It has been something I have wanted to do for a while and have only gotten into it this past year. It seems each month I have been challenging some sort of translation project that is bigger and more ambitious than the last. I have been successful so far with each one.
Of course there are missteps and mistakes made. I've had to go back and fix things here and there. It happens. I completely understand the artist who sees their own work and winces at all that is not right with it. I wonder if that is not in and of itself what makes one an artist. Being able to critique one's own work and say "No, there is more to be done with work."
That of course may also be the artist's downfall.
Harnessing the productive feelings here is difficult. I do believe that seeing room for improvement in my work is absolutely necessary for improvement. Thinking I am better than I am will only impede real progress. The key is not to let it turn into stress that prevents me spending time on actually improving.
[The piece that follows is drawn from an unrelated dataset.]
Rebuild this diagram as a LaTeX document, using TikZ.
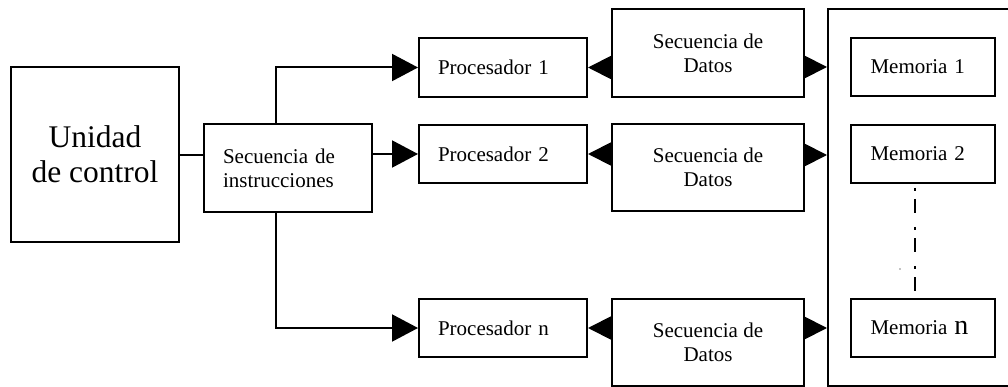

I'm getting better at that. It's quite difficult. Working through Getting Things Done has helped me focus on the idea of the time and place for things. When I'm walking with my son to buy a snack for my wife and I, there is no time to be thinking about work. That is time to one hundred percent focus on my son and I.
Is that what brought up this idea of "multitasking"? We have all these things in front of us – computers are particularly dangerous about empowering this – and find ourselves "working" on so many things that nothing gets really done. Or at least at the level we'd like them to.
We're only really working on one thing at a time. Ever. Might as well make it the best one for the moment. That moment will soon be gone.